Applied Sciences (May 2024)
Depth Completion with Anisotropic Metric, Convolutional Stages, and Infinity Laplacian
Abstract
Depth map estimation is crucial for a wide range of applications. Unfortunately, it often presents missing or unreliable data. The objective of depth completion is to fill in the “holes” in a depth map by propagating the depth information using guidance from other sources of information, such as color. Nowadays, classical image processing methods have been outperformed by deep learning techniques. Nevertheless, these approaches require a significantly large number of images and enormous computing power for training. This fact limits their usability and makes them not the best solution in some resource-constrained environments. Therefore, this paper investigates three simple hybrid models for depth completion. We explore a hybrid pipeline that combines a very efficient and powerful interpolator (infinity Laplacian or AMLE) and a series of convolutional stages.
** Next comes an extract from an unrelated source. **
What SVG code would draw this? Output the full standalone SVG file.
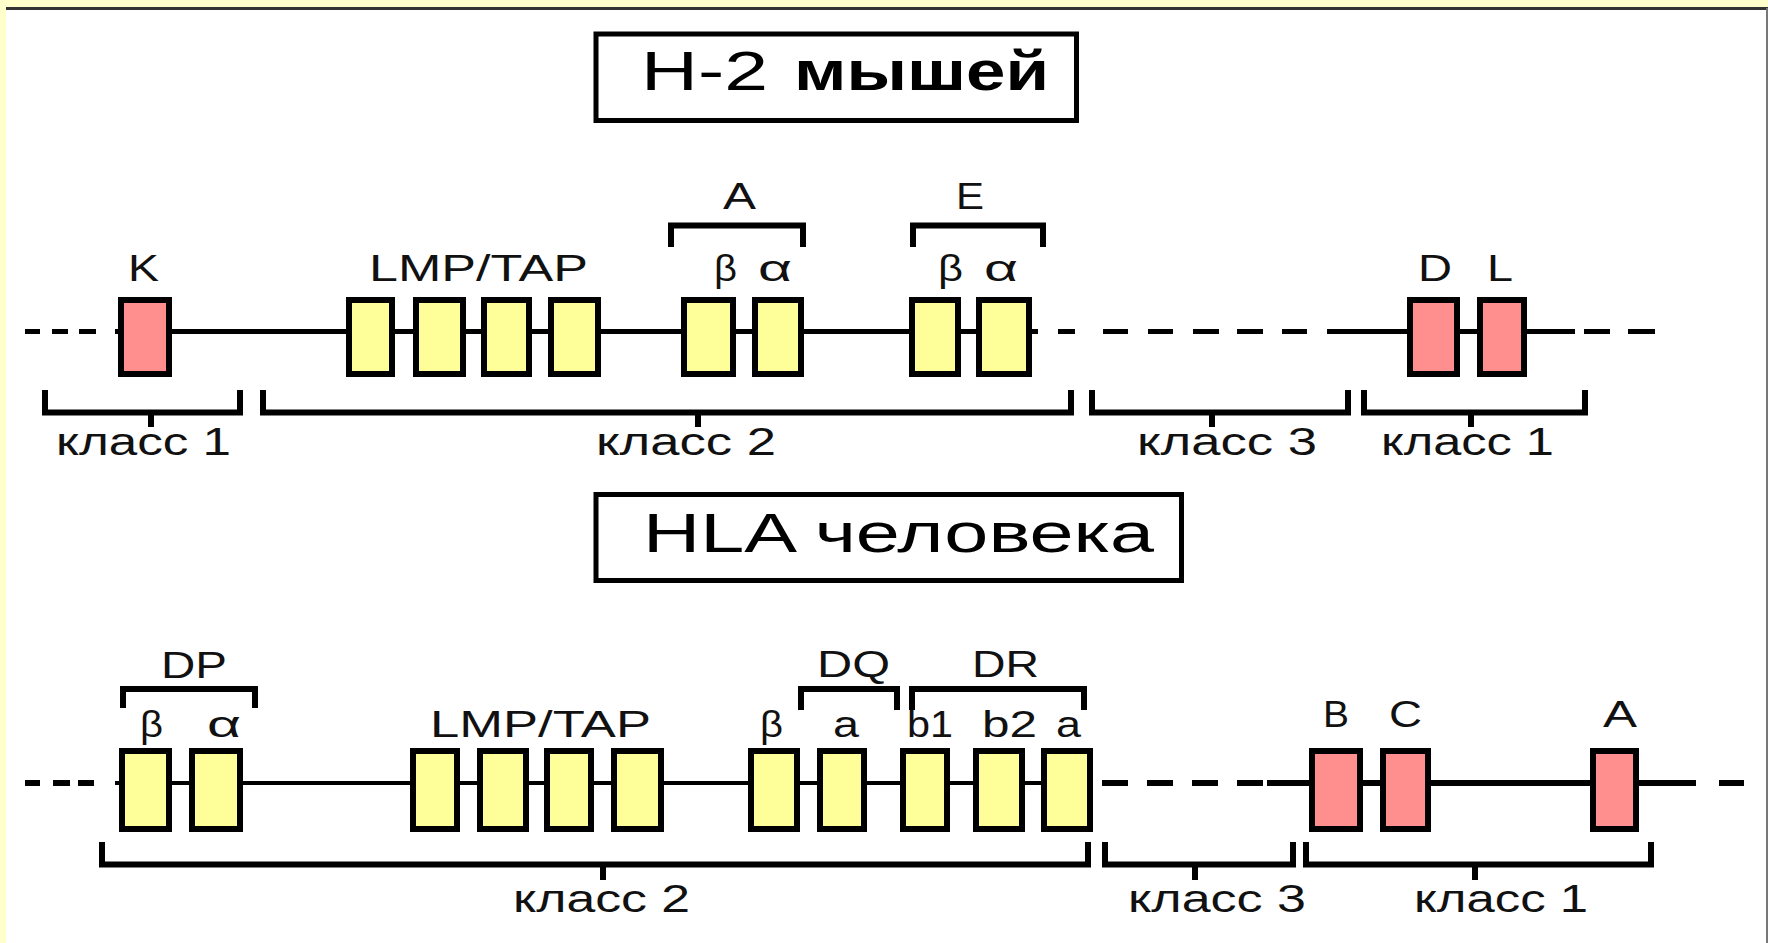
<svg xmlns="http://www.w3.org/2000/svg" width="1768" height="943" viewBox="0 0 1768 943">
<style>
.gene{stroke:#000;stroke-width:6}
.c1{fill:#FF8F8F}
.c2{fill:#FFFF99}
.br{fill:none;stroke:#000;stroke-width:6;stroke-linejoin:miter}
.t{font-family:"Liberation Sans",Arial,sans-serif;fill:#111}
.lbl{font-size:36px}
.cls{font-size:38px}
.ttl{fill:none;stroke:#000;stroke-width:5}
.tt{font-size:56px;fill:#000}
.chr{stroke:#000;fill:none}
</style>
<rect x="0" y="0" width="1768" height="943" fill="#FFFFCC"/>
<rect x="6" y="8" width="1762" height="935" fill="#FFFFFF"/>
<line x1="6" y1="8.5" x2="1768" y2="8.5" stroke="#333" stroke-width="3"/>
<line x1="1767" y1="8" x2="1767" y2="943" stroke="#777" stroke-width="2"/>

<g id="connectors">
  <path class="chr" stroke-width="5" d="M25 331.5H40M52 331.5H68M79 331.5H96M115 331.5H1038M1058 331.5H1075M1103 331.5H1128M1148 331.5H1173M1193 331.5H1219M1237 331.5H1263M1282 331.5H1307M1327 331.5H1575M1584 331.5H1610M1628 331.5H1655"/>
  <path class="chr" stroke-width="6" d="M25 783H40M53 783H70M78 783H94"/>
  <path class="chr" stroke-width="4" d="M115 783H1093"/>
  <path class="chr" stroke-width="6" d="M1102 783H1128M1147 783H1173M1192 783H1218M1237 783H1263M1267 783H1696M1719 783H1744"/>
</g>

<g id="title-h2">
  <rect class="ttl" x="596" y="34" width="480.5" height="86.5"/>
  <text class="t tt" x="641" y="90" textLength="127" lengthAdjust="spacingAndGlyphs">H-2</text>
  <text class="t tt" x="794" y="90" font-weight="bold" textLength="255" lengthAdjust="spacingAndGlyphs">мышей</text>
</g>

<g id="h2-K">
  <rect class="gene c1" x="121" y="300" width="48" height="74"/>
  <text class="t lbl" x="128" y="281" textLength="31" lengthAdjust="spacingAndGlyphs">K</text>
</g>
<g id="h2-LMP-TAP">
  <rect class="gene c2" x="349" y="300" width="43" height="74"/>
  <rect class="gene c2" x="416" y="300" width="47" height="74"/>
  <rect class="gene c2" x="484" y="300" width="45" height="74"/>
  <rect class="gene c2" x="551" y="300" width="47" height="74"/>
  <text class="t lbl" x="369" y="281" textLength="219" lengthAdjust="spacingAndGlyphs">LMP/TAP</text>
</g>
<g id="h2-A">
  <path class="br" d="M671 247V225.5H803V247"/>
  <text class="t lbl" x="723" y="209" textLength="33" lengthAdjust="spacingAndGlyphs">A</text>
  <rect class="gene c2" x="684" y="300" width="49" height="74"/>
  <rect class="gene c2" x="755" y="300" width="46" height="74"/>
  <text class="t lbl" x="714" y="281" textLength="23" lengthAdjust="spacingAndGlyphs">β</text>
  <text class="t lbl" x="758" y="281" textLength="34" lengthAdjust="spacingAndGlyphs">α</text>
</g>
<g id="h2-E">
  <path class="br" d="M913 247V225.5H1043V247"/>
  <text class="t lbl" x="956" y="209" textLength="28" lengthAdjust="spacingAndGlyphs">E</text>
  <rect class="gene c2" x="912" y="300" width="46" height="74"/>
  <rect class="gene c2" x="979" y="300" width="50" height="74"/>
  <text class="t lbl" x="938" y="281" textLength="25" lengthAdjust="spacingAndGlyphs">β</text>
  <text class="t lbl" x="984" y="281" textLength="34" lengthAdjust="spacingAndGlyphs">α</text>
</g>
<g id="h2-D">
  <rect class="gene c1" x="1410" y="300" width="47" height="74"/>
  <text class="t lbl" x="1418" y="281" textLength="34" lengthAdjust="spacingAndGlyphs">D</text>
</g>
<g id="h2-L">
  <rect class="gene c1" x="1480" y="300" width="44" height="74"/>
  <text class="t lbl" x="1487" y="281" textLength="26" lengthAdjust="spacingAndGlyphs">L</text>
</g>

<g id="h2-class1a">
  <path class="br" d="M45 390V412.5H240V390M151 412.5V427"/>
  <text class="t cls" x="56" y="455" textLength="175" lengthAdjust="spacingAndGlyphs">класс 1</text>
</g>
<g id="h2-class2">
  <path class="br" d="M263 390V412.5H1071V390M698 412.5V427"/>
  <text class="t cls" x="596" y="455" textLength="180" lengthAdjust="spacingAndGlyphs">класс 2</text>
</g>
<g id="h2-class3">
  <path class="br" d="M1092 390V412.5H1348V390M1212 412.5V427"/>
  <text class="t cls" x="1137" y="455" textLength="180" lengthAdjust="spacingAndGlyphs">класс 3</text>
</g>
<g id="h2-class1b">
  <path class="br" d="M1364 390V412.5H1585V390M1471 412.5V427"/>
  <text class="t cls" x="1381" y="455" textLength="173" lengthAdjust="spacingAndGlyphs">класс 1</text>
</g>

<g id="title-hla">
  <rect class="ttl" x="596" y="494.5" width="585.5" height="86"/>
  <text class="t tt" x="643" y="552" font-size="55" textLength="511" lengthAdjust="spacingAndGlyphs">HLA человека</text>
</g>

<g id="hla-DP">
  <path class="br" d="M123 708V689H255V708"/>
  <text class="t lbl" x="161" y="678" textLength="66" lengthAdjust="spacingAndGlyphs">DP</text>
  <rect class="gene c2" x="122" y="751" width="47" height="78"/>
  <rect class="gene c2" x="192" y="751" width="48" height="78"/>
  <text class="t lbl" x="140" y="737" textLength="23" lengthAdjust="spacingAndGlyphs">β</text>
  <text class="t lbl" x="207" y="737" textLength="34" lengthAdjust="spacingAndGlyphs">α</text>
</g>
<g id="hla-LMP-TAP">
  <rect class="gene c2" x="413" y="751" width="44" height="78"/>
  <rect class="gene c2" x="480" y="751" width="46" height="78"/>
  <rect class="gene c2" x="547" y="751" width="44" height="78"/>
  <rect class="gene c2" x="614" y="751" width="47" height="78"/>
  <text class="t lbl" x="430" y="737" textLength="221" lengthAdjust="spacingAndGlyphs">LMP/TAP</text>
</g>
<g id="hla-DQ">
  <path class="br" d="M801 710V689H897V710"/>
  <text class="t lbl" x="817" y="677" textLength="73" lengthAdjust="spacingAndGlyphs">DQ</text>
  <rect class="gene c2" x="751" y="751" width="46" height="78"/>
  <rect class="gene c2" x="820" y="751" width="44" height="78"/>
  <text class="t lbl" x="760" y="737" textLength="23" lengthAdjust="spacingAndGlyphs">β</text>
  <text class="t lbl" x="833" y="737" textLength="26" lengthAdjust="spacingAndGlyphs">a</text>
</g>
<g id="hla-DR">
  <path class="br" d="M912 710V689H1084V710"/>
  <text class="t lbl" x="972" y="677" textLength="67" lengthAdjust="spacingAndGlyphs">DR</text>
  <rect class="gene c2" x="903" y="751" width="44" height="78"/>
  <rect class="gene c2" x="976" y="751" width="46" height="78"/>
  <rect class="gene c2" x="1044" y="751" width="46" height="78"/>
  <text class="t lbl" x="907" y="737" textLength="46" lengthAdjust="spacingAndGlyphs">b1</text>
  <text class="t lbl" x="982" y="737" textLength="55" lengthAdjust="spacingAndGlyphs">b2</text>
  <text class="t lbl" x="1056" y="737" textLength="25" lengthAdjust="spacingAndGlyphs">a</text>
</g>
<g id="hla-B">
  <rect class="gene c1" x="1312" y="751" width="48" height="78"/>
  <text class="t lbl" x="1323" y="727" textLength="26" lengthAdjust="spacingAndGlyphs">B</text>
</g>
<g id="hla-C">
  <rect class="gene c1" x="1383" y="751" width="45" height="78"/>
  <text class="t lbl" x="1389" y="727" textLength="33" lengthAdjust="spacingAndGlyphs">C</text>
</g>
<g id="hla-A">
  <rect class="gene c1" x="1593" y="751" width="43" height="78"/>
  <text class="t lbl" x="1603" y="727" textLength="34" lengthAdjust="spacingAndGlyphs">A</text>
</g>

<g id="hla-class2">
  <path class="br" d="M102 842V864.5H1088V842M603 864.5V880"/>
  <text class="t cls" x="513" y="912" textLength="177" lengthAdjust="spacingAndGlyphs">класс 2</text>
</g>
<g id="hla-class3">
  <path class="br" d="M1105 842V864.5H1293V842M1195 864.5V880"/>
  <text class="t cls" x="1128" y="912" textLength="178" lengthAdjust="spacingAndGlyphs">класс 3</text>
</g>
<g id="hla-class1">
  <path class="br" d="M1306 842V864.5H1651V842M1475 864.5V880"/>
  <text class="t cls" x="1414" y="912" textLength="174" lengthAdjust="spacingAndGlyphs">класс 1</text>
</g>
</svg>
The contributions of this article are (i) the use a Texture+Structuredecomposition as a pre-filter stage; (ii) an objective evaluation with three different approaches using KITTI and NYU_V2 data sets; (iii) the use of an anisotropic metric as a mechanism to improve interpolation; and iv) the inclusion of an ablation test. The main conclusions of this work are that using an anisotropic metric improves model performance, and the ablation test demonstrates that the model’s final stage is a critical component in the pipeline; its suppression leads to an approximate 4% increase in MSE. We also show that our model outperforms state-of-the-art alternatives with similar levels of complexity.